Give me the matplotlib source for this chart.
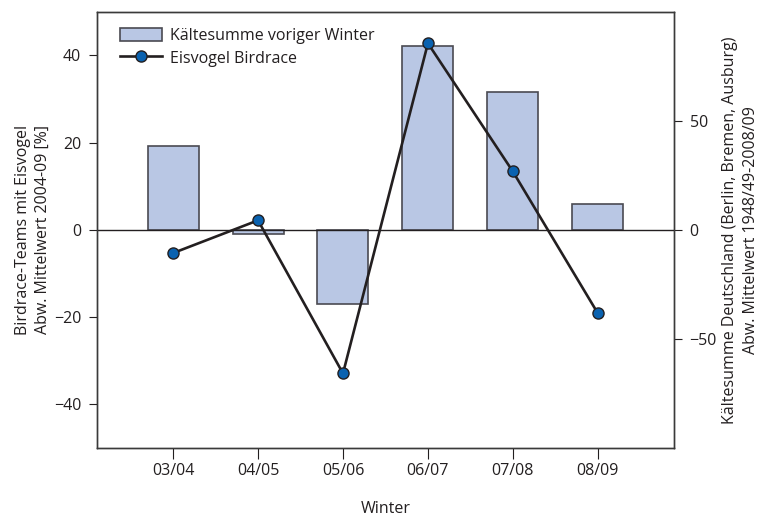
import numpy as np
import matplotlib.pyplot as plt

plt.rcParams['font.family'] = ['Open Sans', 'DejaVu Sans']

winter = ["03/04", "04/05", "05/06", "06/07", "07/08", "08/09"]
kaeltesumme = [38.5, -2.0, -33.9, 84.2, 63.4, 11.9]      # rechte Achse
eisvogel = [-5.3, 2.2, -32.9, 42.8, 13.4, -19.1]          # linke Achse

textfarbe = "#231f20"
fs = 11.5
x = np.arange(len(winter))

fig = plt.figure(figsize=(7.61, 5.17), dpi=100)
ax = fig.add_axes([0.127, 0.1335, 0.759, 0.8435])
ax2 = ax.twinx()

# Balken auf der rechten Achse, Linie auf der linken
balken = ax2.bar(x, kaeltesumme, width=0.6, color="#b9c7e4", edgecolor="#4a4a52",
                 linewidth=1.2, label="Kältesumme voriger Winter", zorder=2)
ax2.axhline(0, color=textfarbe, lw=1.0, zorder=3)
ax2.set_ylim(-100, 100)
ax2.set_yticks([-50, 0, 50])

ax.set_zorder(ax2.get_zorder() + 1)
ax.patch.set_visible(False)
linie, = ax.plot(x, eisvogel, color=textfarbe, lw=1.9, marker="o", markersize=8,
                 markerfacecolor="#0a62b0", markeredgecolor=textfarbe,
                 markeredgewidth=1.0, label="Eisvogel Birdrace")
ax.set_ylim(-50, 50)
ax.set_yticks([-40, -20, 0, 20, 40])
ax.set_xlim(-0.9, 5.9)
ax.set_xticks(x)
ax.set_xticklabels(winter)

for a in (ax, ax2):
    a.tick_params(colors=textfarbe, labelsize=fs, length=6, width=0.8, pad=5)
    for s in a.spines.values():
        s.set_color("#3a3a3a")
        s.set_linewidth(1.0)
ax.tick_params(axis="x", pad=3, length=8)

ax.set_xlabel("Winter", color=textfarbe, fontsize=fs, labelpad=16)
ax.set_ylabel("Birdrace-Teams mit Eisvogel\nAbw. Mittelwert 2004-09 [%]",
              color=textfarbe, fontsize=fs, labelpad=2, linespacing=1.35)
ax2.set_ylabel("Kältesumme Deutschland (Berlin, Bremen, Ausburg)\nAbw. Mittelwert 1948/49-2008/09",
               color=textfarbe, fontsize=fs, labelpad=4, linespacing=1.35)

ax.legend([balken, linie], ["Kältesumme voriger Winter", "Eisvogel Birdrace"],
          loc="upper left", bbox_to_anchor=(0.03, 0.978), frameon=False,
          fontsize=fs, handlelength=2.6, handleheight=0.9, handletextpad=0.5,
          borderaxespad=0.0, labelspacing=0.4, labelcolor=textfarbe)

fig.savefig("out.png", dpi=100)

========

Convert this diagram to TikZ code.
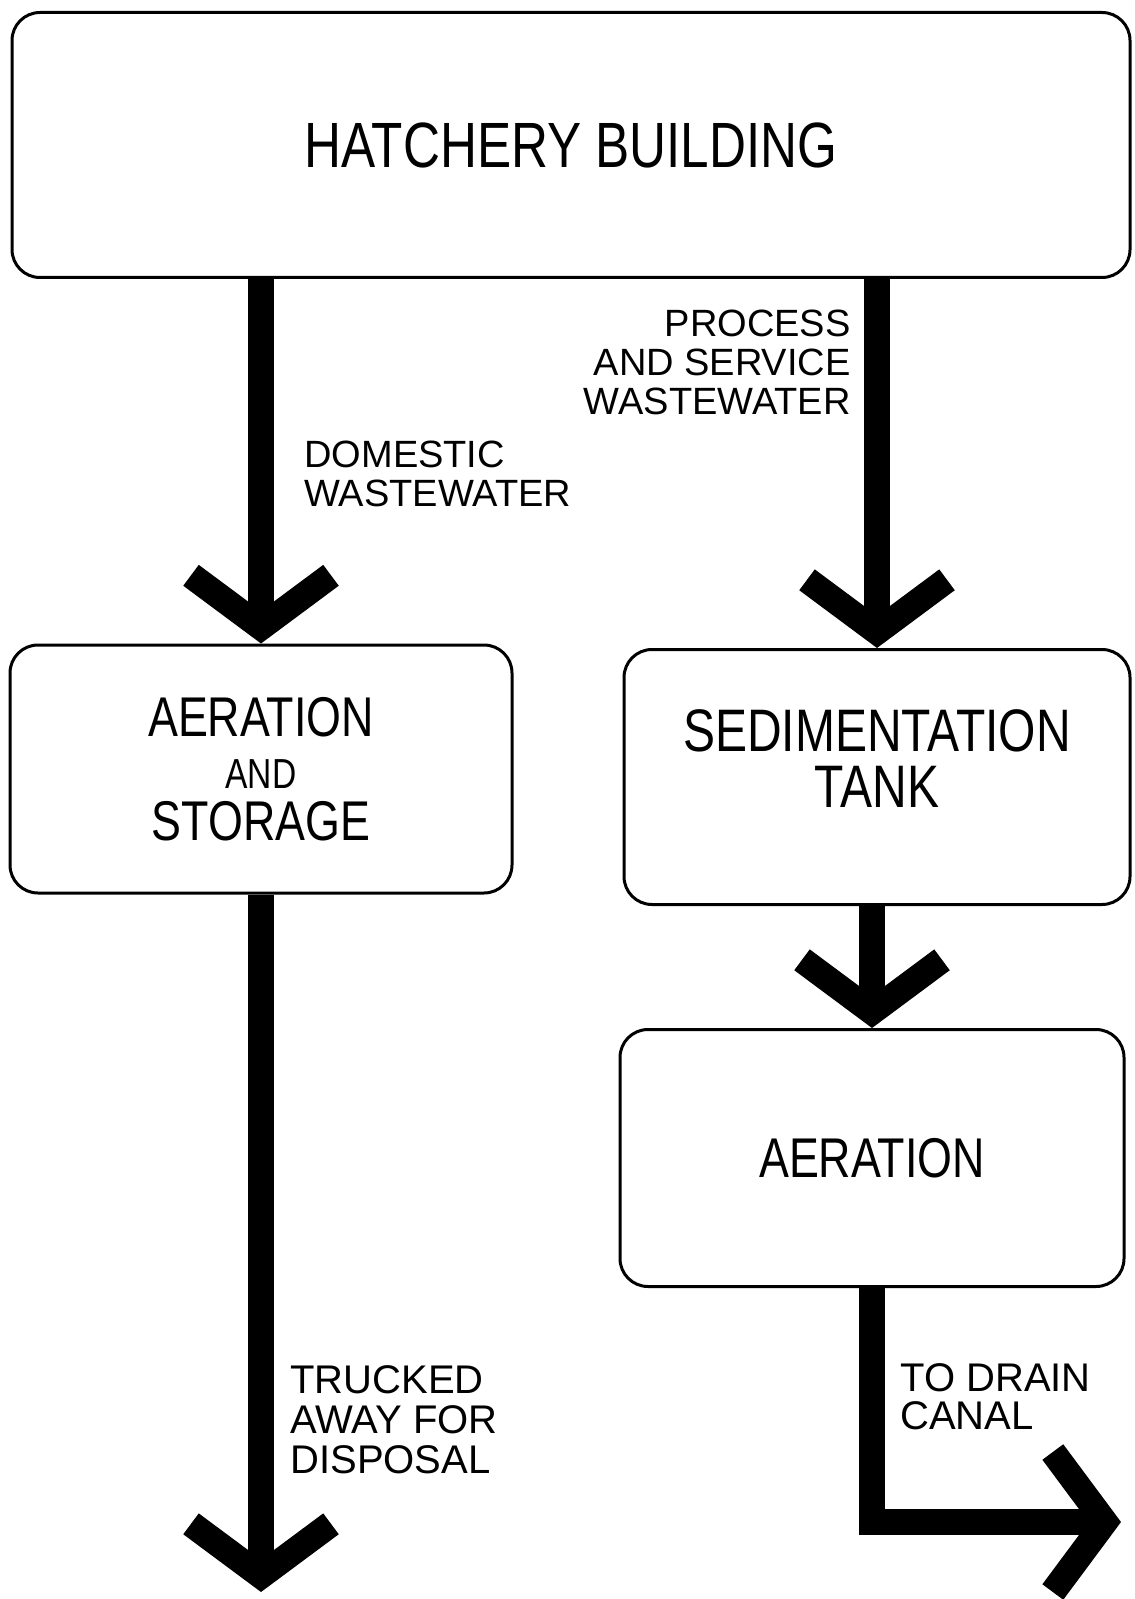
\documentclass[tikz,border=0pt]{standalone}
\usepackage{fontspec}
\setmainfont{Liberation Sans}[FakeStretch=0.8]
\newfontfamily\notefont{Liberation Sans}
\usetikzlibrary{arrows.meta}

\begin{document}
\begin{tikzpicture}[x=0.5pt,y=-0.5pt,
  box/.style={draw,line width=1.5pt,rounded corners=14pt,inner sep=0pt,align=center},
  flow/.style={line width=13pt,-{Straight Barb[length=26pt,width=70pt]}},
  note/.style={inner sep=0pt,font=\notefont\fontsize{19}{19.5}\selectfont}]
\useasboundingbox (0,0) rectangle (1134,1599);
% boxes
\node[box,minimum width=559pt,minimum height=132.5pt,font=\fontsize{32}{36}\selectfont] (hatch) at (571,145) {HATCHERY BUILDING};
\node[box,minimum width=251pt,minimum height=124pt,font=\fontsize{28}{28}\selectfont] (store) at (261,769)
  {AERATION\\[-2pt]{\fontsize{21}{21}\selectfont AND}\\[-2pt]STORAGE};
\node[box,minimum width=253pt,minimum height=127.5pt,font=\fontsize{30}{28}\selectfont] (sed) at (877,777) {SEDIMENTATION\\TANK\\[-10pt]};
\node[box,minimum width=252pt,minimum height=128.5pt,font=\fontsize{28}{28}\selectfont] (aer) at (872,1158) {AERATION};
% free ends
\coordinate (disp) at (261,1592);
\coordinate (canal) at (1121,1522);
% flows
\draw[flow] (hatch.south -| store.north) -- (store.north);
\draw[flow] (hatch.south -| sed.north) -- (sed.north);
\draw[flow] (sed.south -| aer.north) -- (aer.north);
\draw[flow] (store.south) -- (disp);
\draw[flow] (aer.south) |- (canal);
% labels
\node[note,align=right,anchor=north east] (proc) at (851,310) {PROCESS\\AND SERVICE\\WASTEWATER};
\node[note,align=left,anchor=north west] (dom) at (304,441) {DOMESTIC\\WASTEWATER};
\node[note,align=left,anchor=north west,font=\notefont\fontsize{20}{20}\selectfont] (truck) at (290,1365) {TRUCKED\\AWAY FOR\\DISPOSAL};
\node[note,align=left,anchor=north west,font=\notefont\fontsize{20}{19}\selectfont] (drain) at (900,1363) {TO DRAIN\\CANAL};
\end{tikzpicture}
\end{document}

========

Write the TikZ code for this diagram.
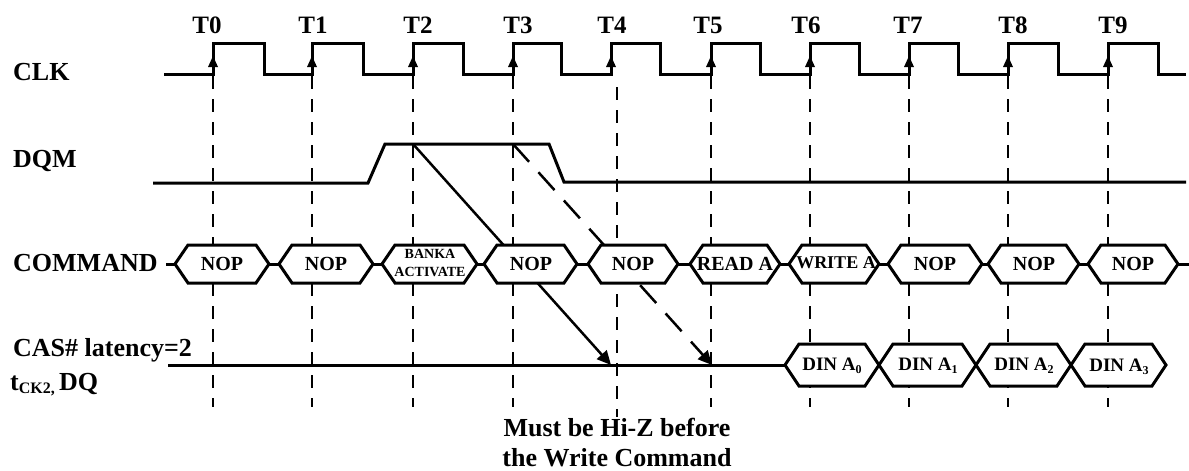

========

» **PROBLEM STATEMENT**:
Repeat only the lines from the one with "Give me the matplotlib source for this chart." down to the one with "ax2.set_yticks([-50, 0, 50])", word for word and both included, and leave the pictures out.

» **IN RESPONSE**:
Give me the matplotlib source for this chart.
import numpy as np
import matplotlib.pyplot as plt

plt.rcParams['font.family'] = ['Open Sans', 'DejaVu Sans']

winter = ["03/04", "04/05", "05/06", "06/07", "07/08", "08/09"]
kaeltesumme = [38.5, -2.0, -33.9, 84.2, 63.4, 11.9]      # rechte Achse
eisvogel = [-5.3, 2.2, -32.9, 42.8, 13.4, -19.1]          # linke Achse

textfarbe = "#231f20"
fs = 11.5
x = np.arange(len(winter))

fig = plt.figure(figsize=(7.61, 5.17), dpi=100)
ax = fig.add_axes([0.127, 0.1335, 0.759, 0.8435])
ax2 = ax.twinx()

# Balken auf der rechten Achse, Linie auf der linken
balken = ax2.bar(x, kaeltesumme, width=0.6, color="#b9c7e4", edgecolor="#4a4a52",
                 linewidth=1.2, label="Kältesumme voriger Winter", zorder=2)
ax2.axhline(0, color=textfarbe, lw=1.0, zorder=3)
ax2.set_ylim(-100, 100)
ax2.set_yticks([-50, 0, 50])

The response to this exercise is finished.